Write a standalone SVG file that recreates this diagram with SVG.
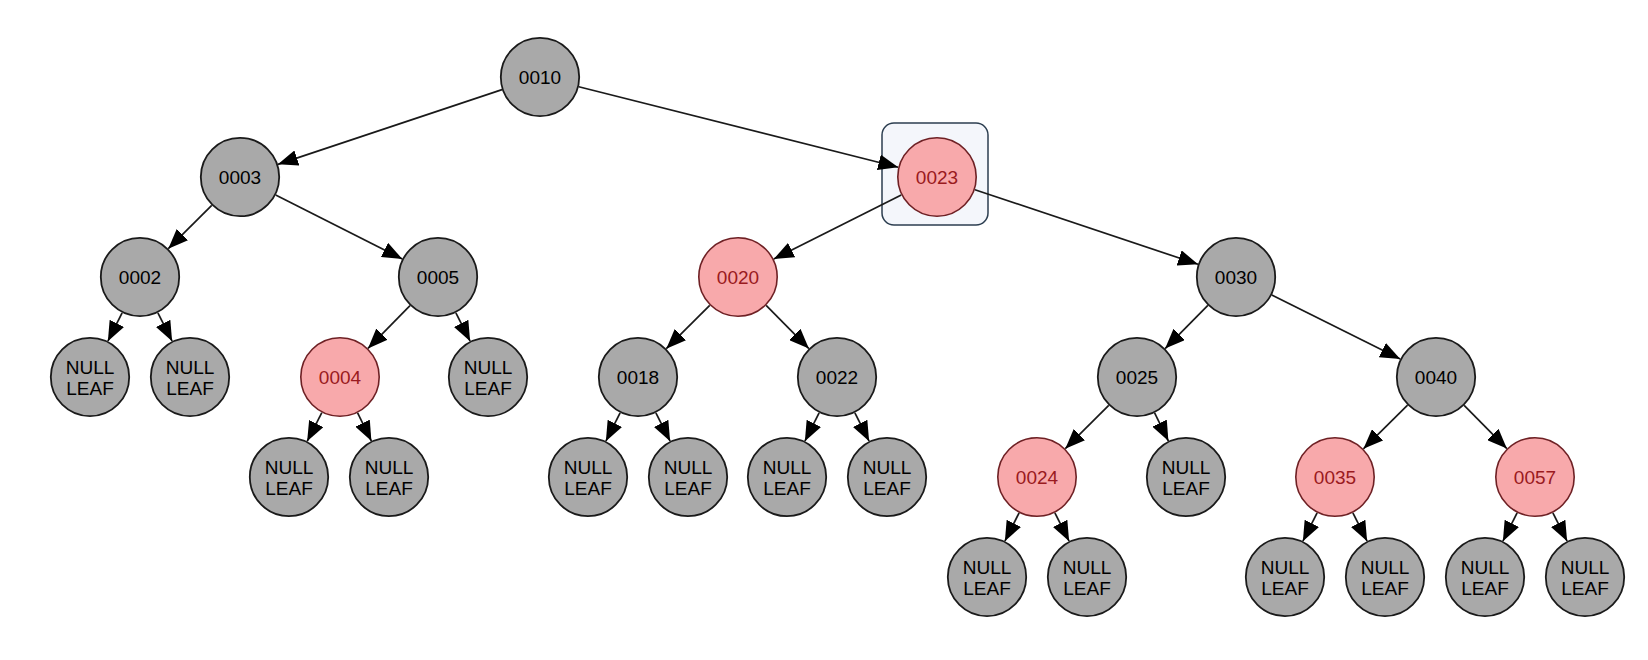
<svg xmlns="http://www.w3.org/2000/svg" width="1648" height="660" viewBox="0 0 1648 660">
<style>
.n circle{fill:#a9a9a9;stroke:#1a1a1a;stroke-width:1.8}
.r circle{fill:#f8a9ab;stroke:#6e2024;stroke-width:1.6}
text{font-family:"Liberation Sans",Arial,sans-serif;font-size:19px;text-anchor:middle;fill:#000}
.r text{fill:#9a1a20}
#edges line{stroke:#1a1a1a;stroke-width:1.7;marker-end:url(#ah)}
</style>
<defs>
<marker id="ah" markerUnits="userSpaceOnUse" markerWidth="20" markerHeight="16" refX="20" refY="8" orient="auto">
<path d="M0,0 L20,8 L0,16 z" fill="#000"/>
</marker>
</defs>
<rect width="1648" height="660" fill="#ffffff"/>
<rect id="selection" x="882" y="123" width="106" height="102" rx="12" ry="12" fill="#f4f6fb" stroke="#2c3e50" stroke-width="1.5"/>
<g id="edges">
<line x1="502.05" y1="89.65" x2="277.95" y2="164.35"/>
<line x1="578.79" y1="86.77" x2="898.21" y2="167.23"/>
<line x1="211.72" y1="205.28" x2="168.28" y2="248.72"/>
<line x1="275.70" y1="195.03" x2="402.30" y2="258.97"/>
<line x1="122.11" y1="312.78" x2="107.89" y2="341.22"/>
<line x1="157.89" y1="312.78" x2="172.11" y2="341.22"/>
<line x1="410.00" y1="305.57" x2="368.00" y2="348.43"/>
<line x1="455.89" y1="312.78" x2="470.11" y2="341.22"/>
<line x1="321.83" y1="412.64" x2="307.17" y2="441.36"/>
<line x1="357.60" y1="412.92" x2="371.40" y2="441.08"/>
<line x1="901.26" y1="194.96" x2="773.74" y2="259.04"/>
<line x1="974.94" y1="189.69" x2="1198.06" y2="264.31"/>
<line x1="709.72" y1="305.28" x2="666.28" y2="348.72"/>
<line x1="766.14" y1="305.42" x2="808.86" y2="348.58"/>
<line x1="620.11" y1="412.78" x2="605.89" y2="441.22"/>
<line x1="655.89" y1="412.78" x2="670.11" y2="441.22"/>
<line x1="819.11" y1="412.78" x2="804.89" y2="441.22"/>
<line x1="854.89" y1="412.78" x2="869.11" y2="441.22"/>
<line x1="1207.86" y1="305.42" x2="1165.14" y2="348.58"/>
<line x1="1271.78" y1="294.89" x2="1400.22" y2="359.11"/>
<line x1="1108.72" y1="405.28" x2="1065.28" y2="448.72"/>
<line x1="1154.60" y1="412.92" x2="1168.40" y2="441.08"/>
<line x1="1019.11" y1="512.78" x2="1004.89" y2="541.22"/>
<line x1="1054.89" y1="512.78" x2="1069.11" y2="541.22"/>
<line x1="1407.58" y1="405.14" x2="1363.42" y2="448.86"/>
<line x1="1464.14" y1="405.42" x2="1506.86" y2="448.58"/>
<line x1="1317.11" y1="512.78" x2="1302.89" y2="541.22"/>
<line x1="1352.89" y1="512.78" x2="1367.11" y2="541.22"/>
<line x1="1517.11" y1="512.78" x2="1502.89" y2="541.22"/>
<line x1="1552.89" y1="512.78" x2="1567.11" y2="541.22"/>
</g>
<g id="n0010" class="n"><circle cx="540" cy="77" r="39.2"/><text x="540" y="84">0010</text></g>
<g id="n0003" class="n"><circle cx="240" cy="177" r="39.2"/><text x="240" y="184">0003</text></g>
<g id="n0023" class="r"><circle cx="937" cy="177" r="39.2"/><text x="937" y="184">0023</text></g>
<g id="n0002" class="n"><circle cx="140" cy="277" r="39.2"/><text x="140" y="284">0002</text></g>
<g id="n0005" class="n"><circle cx="438" cy="277" r="39.2"/><text x="438" y="284">0005</text></g>
<g id="n0020" class="r"><circle cx="738" cy="277" r="39.2"/><text x="738" y="284">0020</text></g>
<g id="n0030" class="n"><circle cx="1236" cy="277" r="39.2"/><text x="1236" y="284">0030</text></g>
<g id="leaf1" class="n"><circle cx="90" cy="377" r="39.2"/><text x="90" y="374">NULL</text><text x="90" y="395">LEAF</text></g>
<g id="leaf2" class="n"><circle cx="190" cy="377" r="39.2"/><text x="190" y="374">NULL</text><text x="190" y="395">LEAF</text></g>
<g id="n0004" class="r"><circle cx="340" cy="377" r="39.2"/><text x="340" y="384">0004</text></g>
<g id="leaf3" class="n"><circle cx="488" cy="377" r="39.2"/><text x="488" y="374">NULL</text><text x="488" y="395">LEAF</text></g>
<g id="n0018" class="n"><circle cx="638" cy="377" r="39.2"/><text x="638" y="384">0018</text></g>
<g id="n0022" class="n"><circle cx="837" cy="377" r="39.2"/><text x="837" y="384">0022</text></g>
<g id="n0025" class="n"><circle cx="1137" cy="377" r="39.2"/><text x="1137" y="384">0025</text></g>
<g id="n0040" class="n"><circle cx="1436" cy="377" r="39.2"/><text x="1436" y="384">0040</text></g>
<g id="leaf4" class="n"><circle cx="289" cy="477" r="39.2"/><text x="289" y="474">NULL</text><text x="289" y="495">LEAF</text></g>
<g id="leaf5" class="n"><circle cx="389" cy="477" r="39.2"/><text x="389" y="474">NULL</text><text x="389" y="495">LEAF</text></g>
<g id="leaf6" class="n"><circle cx="588" cy="477" r="39.2"/><text x="588" y="474">NULL</text><text x="588" y="495">LEAF</text></g>
<g id="leaf7" class="n"><circle cx="688" cy="477" r="39.2"/><text x="688" y="474">NULL</text><text x="688" y="495">LEAF</text></g>
<g id="leaf8" class="n"><circle cx="787" cy="477" r="39.2"/><text x="787" y="474">NULL</text><text x="787" y="495">LEAF</text></g>
<g id="leaf9" class="n"><circle cx="887" cy="477" r="39.2"/><text x="887" y="474">NULL</text><text x="887" y="495">LEAF</text></g>
<g id="n0024" class="r"><circle cx="1037" cy="477" r="39.2"/><text x="1037" y="484">0024</text></g>
<g id="leaf10" class="n"><circle cx="1186" cy="477" r="39.2"/><text x="1186" y="474">NULL</text><text x="1186" y="495">LEAF</text></g>
<g id="n0035" class="r"><circle cx="1335" cy="477" r="39.2"/><text x="1335" y="484">0035</text></g>
<g id="n0057" class="r"><circle cx="1535" cy="477" r="39.2"/><text x="1535" y="484">0057</text></g>
<g id="leaf11" class="n"><circle cx="987" cy="577" r="39.2"/><text x="987" y="574">NULL</text><text x="987" y="595">LEAF</text></g>
<g id="leaf12" class="n"><circle cx="1087" cy="577" r="39.2"/><text x="1087" y="574">NULL</text><text x="1087" y="595">LEAF</text></g>
<g id="leaf13" class="n"><circle cx="1285" cy="577" r="39.2"/><text x="1285" y="574">NULL</text><text x="1285" y="595">LEAF</text></g>
<g id="leaf14" class="n"><circle cx="1385" cy="577" r="39.2"/><text x="1385" y="574">NULL</text><text x="1385" y="595">LEAF</text></g>
<g id="leaf15" class="n"><circle cx="1485" cy="577" r="39.2"/><text x="1485" y="574">NULL</text><text x="1485" y="595">LEAF</text></g>
<g id="leaf16" class="n"><circle cx="1585" cy="577" r="39.2"/><text x="1585" y="574">NULL</text><text x="1585" y="595">LEAF</text></g>
</svg>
··········
● STATED GOAL: Return the listing above in full and without alteration, excluding its pictures.

● RESPONSE TO THIS TASK:
Write a standalone SVG file that recreates this diagram with SVG.
<svg xmlns="http://www.w3.org/2000/svg" width="1648" height="660" viewBox="0 0 1648 660">
<style>
.n circle{fill:#a9a9a9;stroke:#1a1a1a;stroke-width:1.8}
.r circle{fill:#f8a9ab;stroke:#6e2024;stroke-width:1.6}
text{font-family:"Liberation Sans",Arial,sans-serif;font-size:19px;text-anchor:middle;fill:#000}
.r text{fill:#9a1a20}
#edges line{stroke:#1a1a1a;stroke-width:1.7;marker-end:url(#ah)}
</style>
<defs>
<marker id="ah" markerUnits="userSpaceOnUse" markerWidth="20" markerHeight="16" refX="20" refY="8" orient="auto">
<path d="M0,0 L20,8 L0,16 z" fill="#000"/>
</marker>
</defs>
<rect width="1648" height="660" fill="#ffffff"/>
<rect id="selection" x="882" y="123" width="106" height="102" rx="12" ry="12" fill="#f4f6fb" stroke="#2c3e50" stroke-width="1.5"/>
<g id="edges">
<line x1="502.05" y1="89.65" x2="277.95" y2="164.35"/>
<line x1="578.79" y1="86.77" x2="898.21" y2="167.23"/>
<line x1="211.72" y1="205.28" x2="168.28" y2="248.72"/>
<line x1="275.70" y1="195.03" x2="402.30" y2="258.97"/>
<line x1="122.11" y1="312.78" x2="107.89" y2="341.22"/>
<line x1="157.89" y1="312.78" x2="172.11" y2="341.22"/>
<line x1="410.00" y1="305.57" x2="368.00" y2="348.43"/>
<line x1="455.89" y1="312.78" x2="470.11" y2="341.22"/>
<line x1="321.83" y1="412.64" x2="307.17" y2="441.36"/>
<line x1="357.60" y1="412.92" x2="371.40" y2="441.08"/>
<line x1="901.26" y1="194.96" x2="773.74" y2="259.04"/>
<line x1="974.94" y1="189.69" x2="1198.06" y2="264.31"/>
<line x1="709.72" y1="305.28" x2="666.28" y2="348.72"/>
<line x1="766.14" y1="305.42" x2="808.86" y2="348.58"/>
<line x1="620.11" y1="412.78" x2="605.89" y2="441.22"/>
<line x1="655.89" y1="412.78" x2="670.11" y2="441.22"/>
<line x1="819.11" y1="412.78" x2="804.89" y2="441.22"/>
<line x1="854.89" y1="412.78" x2="869.11" y2="441.22"/>
<line x1="1207.86" y1="305.42" x2="1165.14" y2="348.58"/>
<line x1="1271.78" y1="294.89" x2="1400.22" y2="359.11"/>
<line x1="1108.72" y1="405.28" x2="1065.28" y2="448.72"/>
<line x1="1154.60" y1="412.92" x2="1168.40" y2="441.08"/>
<line x1="1019.11" y1="512.78" x2="1004.89" y2="541.22"/>
<line x1="1054.89" y1="512.78" x2="1069.11" y2="541.22"/>
<line x1="1407.58" y1="405.14" x2="1363.42" y2="448.86"/>
<line x1="1464.14" y1="405.42" x2="1506.86" y2="448.58"/>
<line x1="1317.11" y1="512.78" x2="1302.89" y2="541.22"/>
<line x1="1352.89" y1="512.78" x2="1367.11" y2="541.22"/>
<line x1="1517.11" y1="512.78" x2="1502.89" y2="541.22"/>
<line x1="1552.89" y1="512.78" x2="1567.11" y2="541.22"/>
</g>
<g id="n0010" class="n"><circle cx="540" cy="77" r="39.2"/><text x="540" y="84">0010</text></g>
<g id="n0003" class="n"><circle cx="240" cy="177" r="39.2"/><text x="240" y="184">0003</text></g>
<g id="n0023" class="r"><circle cx="937" cy="177" r="39.2"/><text x="937" y="184">0023</text></g>
<g id="n0002" class="n"><circle cx="140" cy="277" r="39.2"/><text x="140" y="284">0002</text></g>
<g id="n0005" class="n"><circle cx="438" cy="277" r="39.2"/><text x="438" y="284">0005</text></g>
<g id="n0020" class="r"><circle cx="738" cy="277" r="39.2"/><text x="738" y="284">0020</text></g>
<g id="n0030" class="n"><circle cx="1236" cy="277" r="39.2"/><text x="1236" y="284">0030</text></g>
<g id="leaf1" class="n"><circle cx="90" cy="377" r="39.2"/><text x="90" y="374">NULL</text><text x="90" y="395">LEAF</text></g>
<g id="leaf2" class="n"><circle cx="190" cy="377" r="39.2"/><text x="190" y="374">NULL</text><text x="190" y="395">LEAF</text></g>
<g id="n0004" class="r"><circle cx="340" cy="377" r="39.2"/><text x="340" y="384">0004</text></g>
<g id="leaf3" class="n"><circle cx="488" cy="377" r="39.2"/><text x="488" y="374">NULL</text><text x="488" y="395">LEAF</text></g>
<g id="n0018" class="n"><circle cx="638" cy="377" r="39.2"/><text x="638" y="384">0018</text></g>
<g id="n0022" class="n"><circle cx="837" cy="377" r="39.2"/><text x="837" y="384">0022</text></g>
<g id="n0025" class="n"><circle cx="1137" cy="377" r="39.2"/><text x="1137" y="384">0025</text></g>
<g id="n0040" class="n"><circle cx="1436" cy="377" r="39.2"/><text x="1436" y="384">0040</text></g>
<g id="leaf4" class="n"><circle cx="289" cy="477" r="39.2"/><text x="289" y="474">NULL</text><text x="289" y="495">LEAF</text></g>
<g id="leaf5" class="n"><circle cx="389" cy="477" r="39.2"/><text x="389" y="474">NULL</text><text x="389" y="495">LEAF</text></g>
<g id="leaf6" class="n"><circle cx="588" cy="477" r="39.2"/><text x="588" y="474">NULL</text><text x="588" y="495">LEAF</text></g>
<g id="leaf7" class="n"><circle cx="688" cy="477" r="39.2"/><text x="688" y="474">NULL</text><text x="688" y="495">LEAF</text></g>
<g id="leaf8" class="n"><circle cx="787" cy="477" r="39.2"/><text x="787" y="474">NULL</text><text x="787" y="495">LEAF</text></g>
<g id="leaf9" class="n"><circle cx="887" cy="477" r="39.2"/><text x="887" y="474">NULL</text><text x="887" y="495">LEAF</text></g>
<g id="n0024" class="r"><circle cx="1037" cy="477" r="39.2"/><text x="1037" y="484">0024</text></g>
<g id="leaf10" class="n"><circle cx="1186" cy="477" r="39.2"/><text x="1186" y="474">NULL</text><text x="1186" y="495">LEAF</text></g>
<g id="n0035" class="r"><circle cx="1335" cy="477" r="39.2"/><text x="1335" y="484">0035</text></g>
<g id="n0057" class="r"><circle cx="1535" cy="477" r="39.2"/><text x="1535" y="484">0057</text></g>
<g id="leaf11" class="n"><circle cx="987" cy="577" r="39.2"/><text x="987" y="574">NULL</text><text x="987" y="595">LEAF</text></g>
<g id="leaf12" class="n"><circle cx="1087" cy="577" r="39.2"/><text x="1087" y="574">NULL</text><text x="1087" y="595">LEAF</text></g>
<g id="leaf13" class="n"><circle cx="1285" cy="577" r="39.2"/><text x="1285" y="574">NULL</text><text x="1285" y="595">LEAF</text></g>
<g id="leaf14" class="n"><circle cx="1385" cy="577" r="39.2"/><text x="1385" y="574">NULL</text><text x="1385" y="595">LEAF</text></g>
<g id="leaf15" class="n"><circle cx="1485" cy="577" r="39.2"/><text x="1485" y="574">NULL</text><text x="1485" y="595">LEAF</text></g>
<g id="leaf16" class="n"><circle cx="1585" cy="577" r="39.2"/><text x="1585" y="574">NULL</text><text x="1585" y="595">LEAF</text></g>
</svg>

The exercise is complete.